Areas that were slightly denser contained a little more matter, giving them a slightly stronger gravitational [music] pull.
Over millions of years, gravity attracted more and more matter into these regions, making them even denser.
This process is called gravitational collapse. About 380,000 years after the Big Bang, the universe cooled enough for electrons and protons to combine into atoms.
Light could finally travel freely through space, creating what we now observe as the cosmic microwave background.
The tiny temperature variations visible in this ancient light map correspond to the density fluctuations that later grew into galaxies. Over hundreds of millions of years, vast clouds of hydrogen and helium gathered under gravity.
The densest regions collapsed into the first stars.
Inside these stars, nuclear fusion created heavier elements such as carbon, oxygen, silicon, and iron.
When massive stars died in spectacular explosions called supernovae, they scattered these elements across space.
New generations of stars formed from this enriched material.
Around many of these stars, discs of gas and dust developed.
Particles within these discs collided and stuck together, gradually forming asteroids, moons, and planets.

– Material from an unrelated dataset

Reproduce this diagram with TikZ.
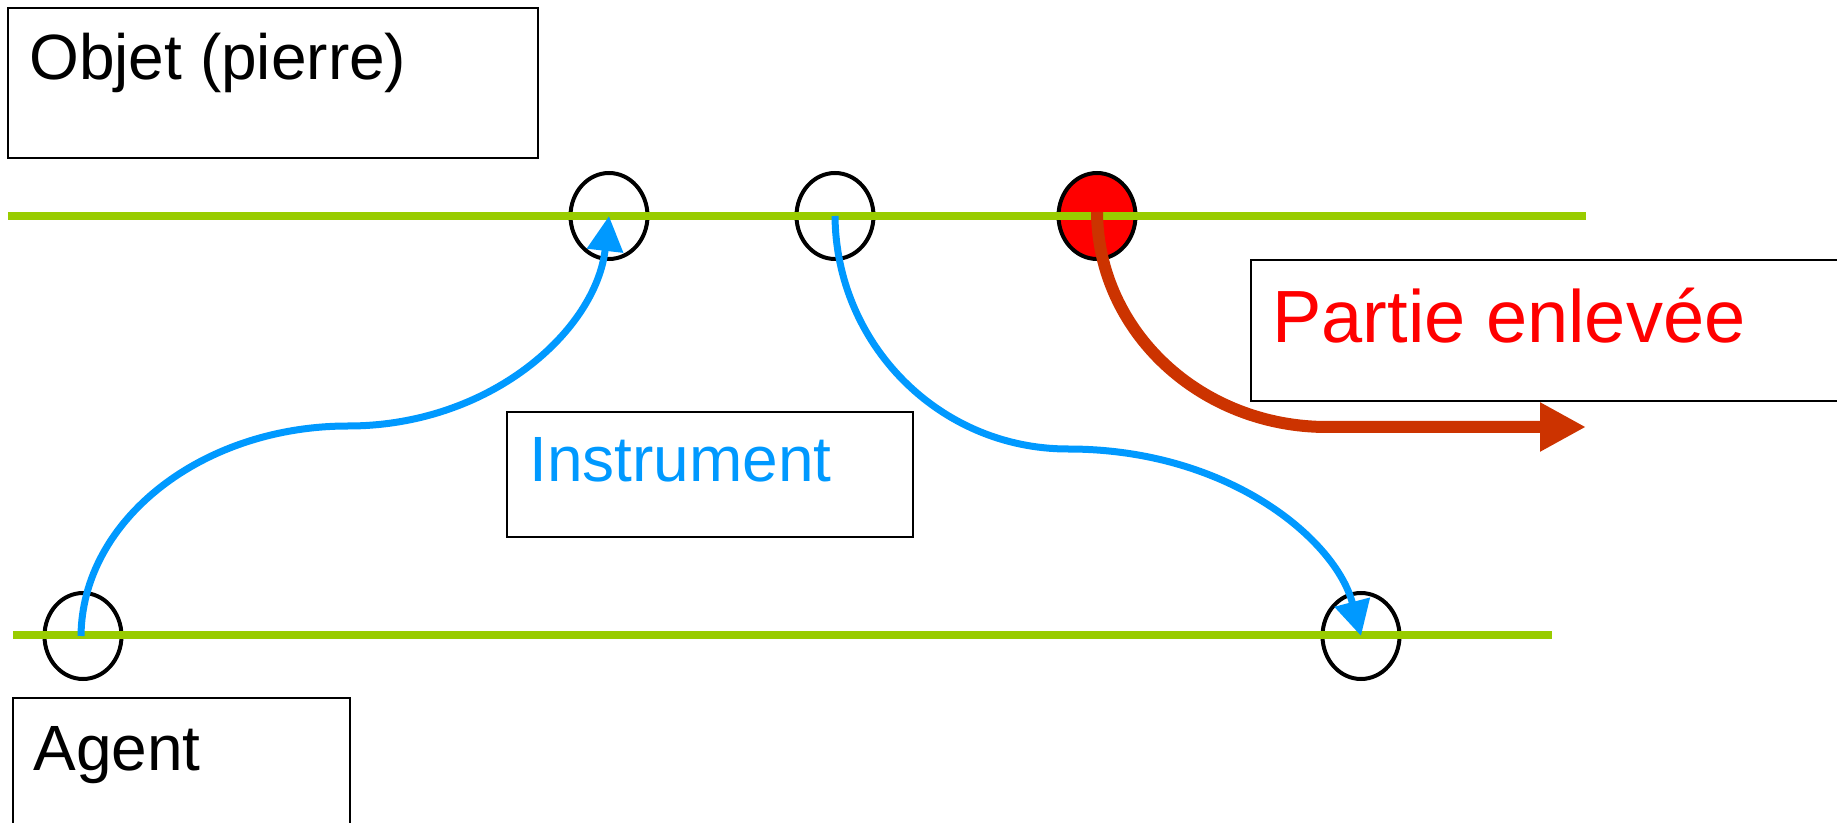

Our own solar system formed this way about 4.6 billion years ago.
Today, the universe contains enormous structures such as galaxies, galaxy clusters, stars, planets, and ultimately life itself.
All of this complexity emerged from tiny imperfections in an otherwise nearly uniform early universe, with gravity acting as the master architect that transformed a simple beginning into the rich cosmic landscape we see today.